La vicenda risale al marzo 2018. All’epoca la notizia fu dirompente: era stati sequestrati un tot di crauti grestani ed era stata avviata un’indagine sulla gestione degli ortaggi. Gli accertamenti avrebbero portato gli inquirenti a parlare di irregolarità nella commercializzazione dei prodotti biologici. Da qui il titolo di reato, di quelli pesanti: frode in commercio.
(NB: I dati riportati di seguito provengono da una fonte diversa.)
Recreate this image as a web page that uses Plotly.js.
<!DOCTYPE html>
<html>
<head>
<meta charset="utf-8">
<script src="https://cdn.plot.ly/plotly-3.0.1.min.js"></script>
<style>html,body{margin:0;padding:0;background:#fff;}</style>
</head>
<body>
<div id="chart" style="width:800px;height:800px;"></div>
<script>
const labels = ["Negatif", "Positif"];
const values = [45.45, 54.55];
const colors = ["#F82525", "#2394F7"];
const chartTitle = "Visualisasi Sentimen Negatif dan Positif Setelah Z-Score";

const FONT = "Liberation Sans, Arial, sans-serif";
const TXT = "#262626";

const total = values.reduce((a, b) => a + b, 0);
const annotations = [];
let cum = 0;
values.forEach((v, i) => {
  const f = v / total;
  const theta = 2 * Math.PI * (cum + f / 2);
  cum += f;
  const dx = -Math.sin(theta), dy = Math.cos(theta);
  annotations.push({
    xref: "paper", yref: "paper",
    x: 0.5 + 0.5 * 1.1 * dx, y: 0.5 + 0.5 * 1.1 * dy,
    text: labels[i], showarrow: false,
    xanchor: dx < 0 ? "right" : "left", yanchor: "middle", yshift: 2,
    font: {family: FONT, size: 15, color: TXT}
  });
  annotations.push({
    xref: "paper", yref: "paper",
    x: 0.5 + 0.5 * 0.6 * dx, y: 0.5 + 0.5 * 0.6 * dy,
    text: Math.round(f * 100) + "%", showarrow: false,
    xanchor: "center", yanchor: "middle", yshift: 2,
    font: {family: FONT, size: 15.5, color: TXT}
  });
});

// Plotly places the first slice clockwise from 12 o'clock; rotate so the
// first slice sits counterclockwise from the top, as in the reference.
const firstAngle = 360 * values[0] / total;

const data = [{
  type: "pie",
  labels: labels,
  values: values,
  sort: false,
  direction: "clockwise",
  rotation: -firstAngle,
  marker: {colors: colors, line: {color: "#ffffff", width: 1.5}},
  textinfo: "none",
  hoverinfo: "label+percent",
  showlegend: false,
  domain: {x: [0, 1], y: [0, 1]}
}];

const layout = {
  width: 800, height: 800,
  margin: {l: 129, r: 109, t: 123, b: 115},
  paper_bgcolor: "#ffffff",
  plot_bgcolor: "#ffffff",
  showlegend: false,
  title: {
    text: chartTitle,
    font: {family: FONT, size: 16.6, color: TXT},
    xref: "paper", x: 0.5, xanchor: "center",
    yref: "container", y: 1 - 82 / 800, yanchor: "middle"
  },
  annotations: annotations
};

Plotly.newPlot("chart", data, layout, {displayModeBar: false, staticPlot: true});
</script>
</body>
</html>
Per capire, serve precisare le regole circa il biologico. Naturalmente, per essere definito biologico, un prodotto deve essere coltivato rispettando alla lettera disciplinari particolarmente rigidi. E in Val di Gresta lo sanno bene: della genuinità, del prodotto bio e della territorialità hanno fatto un marchio di fabbrica. Solo che il confine tra bio e non bio è tanto rigido quanto definito da regole precise. Per esempio - e per entrare nel caso in questione - un campo o un’azienda agricola non può passare da non biologica a biologica in un battito di ciglia. Perché le cose si fanno seriamente. Quindi un campo, da quando l’agricoltore smette di utilizzare prodotti non conformi al disciplinare può ovviamene produrre, ma gli ortaggi non sono considerati biologici, perché la terra mantiene dei residui. Quindi è necessario aspettare due anni. Tecnicamente, in questo periodo di tempo il campo è «in conversione». Quindi niente etichetta bio, nonostante le modalità di coltivazione siano già secondo il disciplinare. Ciò allo scopo di garantire, naturalmente, il consumatore finale: quel che compra non ha residui di pesticidi o prodotti chimici.
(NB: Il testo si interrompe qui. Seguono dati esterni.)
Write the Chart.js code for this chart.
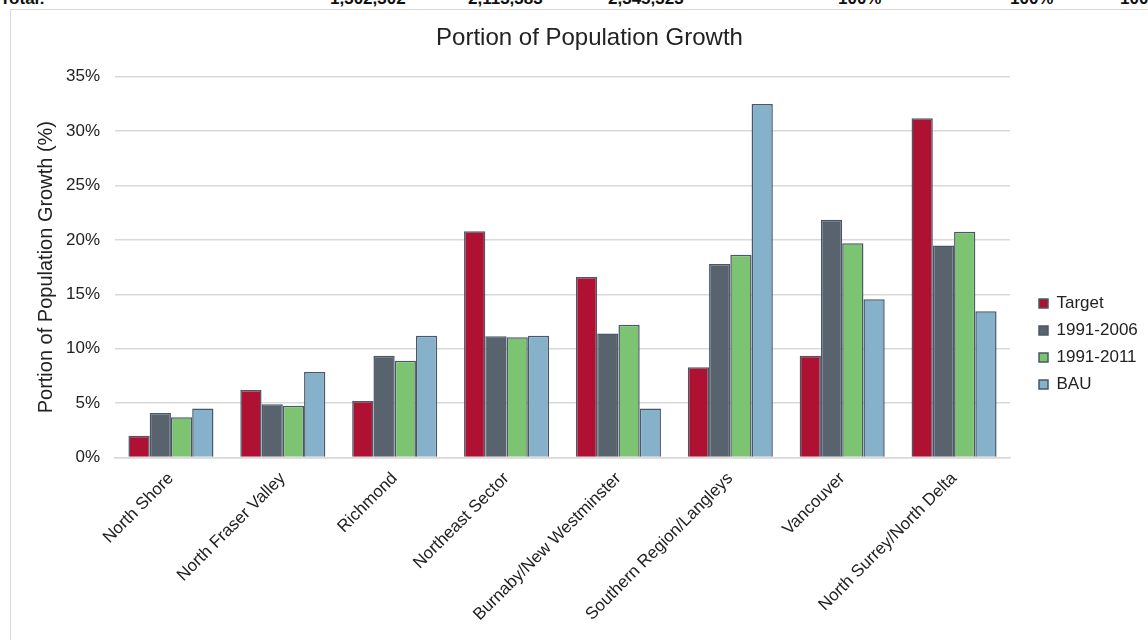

Bene, quel che è contestato al consorzio, è di aver contaminato la produzione: dei 40 mila chili di crauti biologici venuti nel 2017, 9 mila sarebbero arrivati da un campo in conversione, appunto. Da qui l’accusa di aver violato le norme.
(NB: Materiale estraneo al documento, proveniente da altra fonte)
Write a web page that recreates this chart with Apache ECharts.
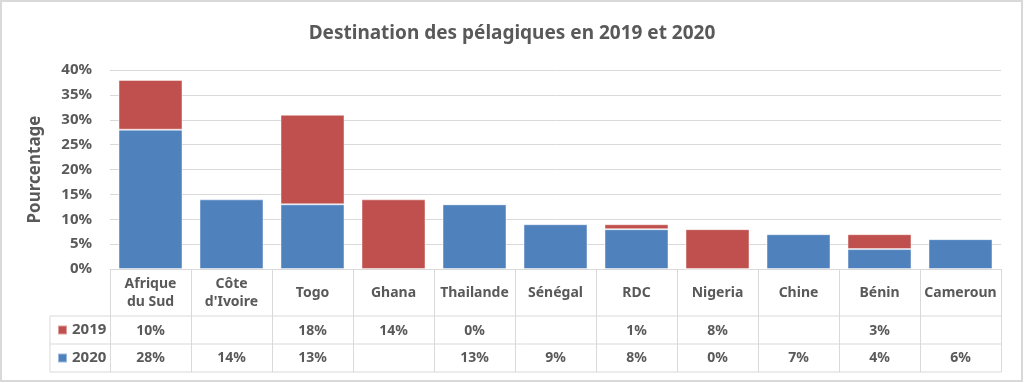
<!DOCTYPE html>
<html>
<head>
<meta charset="utf-8">
<script src="https://cdn.jsdelivr.net/npm/echarts@6/dist/echarts.min.js"></script>
<style>html,body{margin:0;padding:0;background:#fff;}#c{width:1024px;height:383px;}</style>
</head>
<body>
<div id="c"></div>
<script>
const categories = ['Afrique\ndu Sud', "Côte\nd'Ivoire", 'Togo', 'Ghana', 'Thailande', 'Sénégal', 'RDC', 'Nigeria', 'Chine', 'Bénin', 'Cameroun'];
const values2019 = [10, null, 18, 14, 0, null, 1, 8, null, 3, null];
const values2020 = [28, 14, 13, null, 13, 9, 8, 0, 7, 4, 6];
const yTicks = [0, 5, 10, 15, 20, 25, 30, 35, 40];

const FONT = 'Noto Sans';
const TXT = '#595959';
const LINE = '#d9d9d9';
const GL = 110, GR = 1001, GT = 70, GB = 269;
const R1 = 316, R2 = 344, R3 = 372, TL = 50;

const chart = echarts.init(document.getElementById('c'), null, {renderer: 'canvas'});
const fmt = v => (v === null || v === undefined) ? '' : v + '%';

const tableAxis = (arr, margin) => ({
  type: 'category', data: categories, position: 'bottom', gridIndex: 0,
  axisLine: {show: false}, axisTick: {show: false},
  axisLabel: {
    interval: 0, margin: margin, verticalAlign: 'middle',
    color: TXT, fontFamily: FONT, fontWeight: 'bold', fontSize: 14,
    formatter: (val, idx) => fmt(arr[idx])
  }
});

chart.setOption({
  animation: false,
  textStyle: {fontFamily: FONT},
  title: {
    text: 'Destination des pélagiques en 2019 et 2020',
    left: 'center', top: 19,
    textStyle: {color: TXT, fontFamily: FONT, fontWeight: 'bold', fontSize: 19}
  },
  legend: {
    data: ['2019', '2020'], orient: 'vertical', left: 57, top: 322, padding: 0,
    itemWidth: 9, itemHeight: 9, itemGap: 12, icon: 'rect',
    textStyle: {color: TXT, fontFamily: FONT, fontWeight: 'bold', fontSize: 15, lineHeight: 16}
  },
  grid: {left: GL, right: 1024 - GR, top: GT, bottom: 383 - GB, containLabel: false},
  xAxis: [
    {
      type: 'category', data: categories, position: 'bottom',
      axisLine: {show: true, lineStyle: {color: LINE, width: 1}},
      axisTick: {show: true, length: R3 - GB, lineStyle: {color: LINE}},
      axisLabel: {
        interval: 0, margin: 24, verticalAlign: 'middle', lineHeight: 18,
        color: TXT, fontFamily: FONT, fontWeight: 'bold', fontSize: 14
      }
    },
    tableAxis(values2019, 62),
    tableAxis(values2020, 89)
  ],
  yAxis: {
    type: 'value', min: 0, max: 40, interval: 5,
    name: 'Pourcentage', nameLocation: 'middle', nameRotate: 90, nameGap: 66,
    nameTextStyle: {color: TXT, fontFamily: FONT, fontWeight: 'bold', fontSize: 17},
    axisLine: {show: false}, axisTick: {show: false},
    axisLabel: {
      margin: 18, color: TXT, fontFamily: FONT, fontWeight: 'bold', fontSize: 15,
      formatter: v => yTicks.includes(v) ? v + '%' : ''
    },
    splitLine: {lineStyle: {color: LINE, width: 1}}
  },
  series: [
    {
      name: '2020', type: 'bar', stack: 'total', data: values2020, xAxisIndex: 0,
      barCategoryGap: '21%',
      itemStyle: {color: '#4f81bd', borderColor: 'rgba(255,255,255,0.45)', borderWidth: 1}
    },
    {
      name: '2019', type: 'bar', stack: 'total', data: values2019, xAxisIndex: 0,
      barCategoryGap: '21%',
      itemStyle: {color: '#c0504d', borderColor: 'rgba(255,255,255,0.45)', borderWidth: 1}
    }
  ],
  graphic: [
    {type: 'rect', shape: {x: 1, y: 1, width: 1021, height: 380}, style: {fill: 'none', stroke: LINE, lineWidth: 2}, silent: true},
    {type: 'line', shape: {x1: TL, y1: R1, x2: GR, y2: R1}, style: {stroke: LINE, lineWidth: 1}, silent: true},
    {type: 'line', shape: {x1: TL, y1: R2, x2: GR, y2: R2}, style: {stroke: LINE, lineWidth: 1}, silent: true},
    {type: 'line', shape: {x1: TL, y1: R3, x2: GR, y2: R3}, style: {stroke: LINE, lineWidth: 1}, silent: true},
    {type: 'line', shape: {x1: TL, y1: R1, x2: TL, y2: R3}, style: {stroke: LINE, lineWidth: 1}, silent: true}
  ]
});
</script>
</body>
</html>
nei guai sono finit il direttore del consorzio, la presidente e il consorzio stesso, per la norma sulla responsabilità penale delle persone giuridiche. Il direttore, assistito dagli avvocati Daniela Conzatti e Rolando Landucci, ha scelto di patteggiare: 6 mesi sospesi. A quel punto pressoché obbligato il patteggiamento anche del Consorzio (avvocato Sara Pinamonti), che pagherà una multa di 10 mila euro. La presidente Vanda Rosà, invece, insiste: non ne sapeva nulla. Preferisce il processo.